Who's doing the fighting - and what system are they fighting for? It's not clear - but the haunting words/music sometimes make me think I used to 'fight for a system built to fail', i.e. evangelicalism.
Spooning water from their broken vessels
As far as I can see there is no land

Oh my god, the water's all around us
Oh my god, it's all around

The certainty of evangelical Christian faith is now no longer mine - it's been eroded by life circumstances (which I'll explain in further blogs no doubt), and indeed I feel like I used to 'spoon water from a broken vessel', the church, or at least the churches that I used to attend (in the more evangelical tradition). And there was no 'land' to be seen - the land in The Low Anthem's song seems to me to be the certainty of God's presence in everything I used to do - and now that's gone and all that is left is 'water all around'.
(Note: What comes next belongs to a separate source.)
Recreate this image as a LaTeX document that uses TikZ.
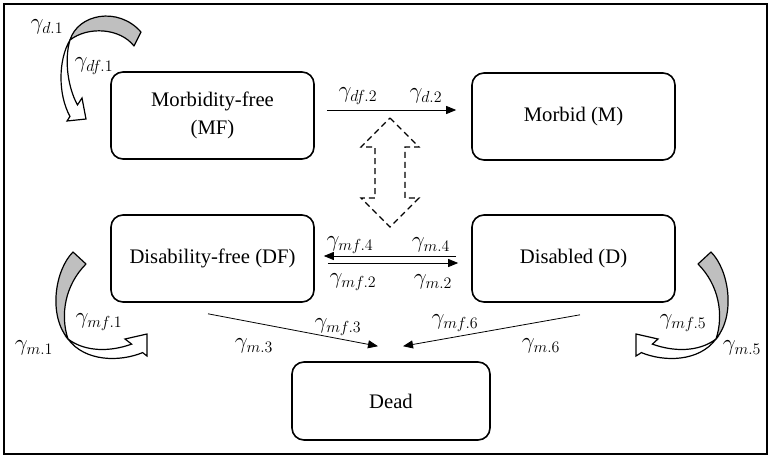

And who could heed the words of Charlie Darwin
The lords of war just profit from decay
And trade their children's promise for the jingle
The way we trade our hard earned time for pay


Oh my god, the water's cold and shapeless
Oh my god, it's all around
Oh my god, life is cold and formless
Oh my god, it's all around

Sunday, 23 August 2009

atheists vs. young earth creationists

I read (skimmed) Third Way yesterday - a great magazine, by the way. There were several mentions of the 'New Atheists' (Dawkins, Hitchens, Dennett et al.). (Christians are not obsessed with them - they are just reacting to the fact that it is they that tend get into the news because they court controversy...)

There was a news piece about Dawkins starting an atheist youth camp (rightly pointing out that these camps are nothing new - just that Dawkins has contributed some money to supporting them, and his name of course gets picked up by the media).

And then there was the article by Frank Schaeffer "A literalist's War":

"the atheists say 'Crusades!' and the religious believer says 'Pol Pot!' Are to be stuck trading insults like schoolchildren, or is there a better way to discuss the two eternally unanswerable questions: the quest for ultimate meaning and the search for the origin of everything?"

A clue to an answer to this is two reviews later in the mag – in Caroline Berry's review of Charles Foster's book The Selfless Gene, where I gather the author of the book says 'a plague on both their houses'. Sounds like a really good book.

And then again in another review, this time by Peter Rollins of Reason, Faith and Revolution: Reflections on the God Debate by Terry Eagleton, with some fantastic quotable bits:

"Reason, Science and Faith is primarily an attack on the critique of religion as espoused by Richard Dawkins and Christopher Hitchens (whom he merges as 'Ditchkins'). And yet Eagleton agrees with them in rejecting the Christianity that they find so abhorrent" ... "the expression of Christianity that Ditchkins atacks deserves all the abuse it gets, but just as Mark should not be ignored because of Stalinism so Christ should not be abandoned because of fundamentalism" ... "[Eagleton] ridicules Dennett's claim that the invention of the telescope and microscope spells the end of Christianity by pointing out that this is 'rather like saying that thanks to the electric toaster we can forget about Chekov'."

Great stuff - another book I should read.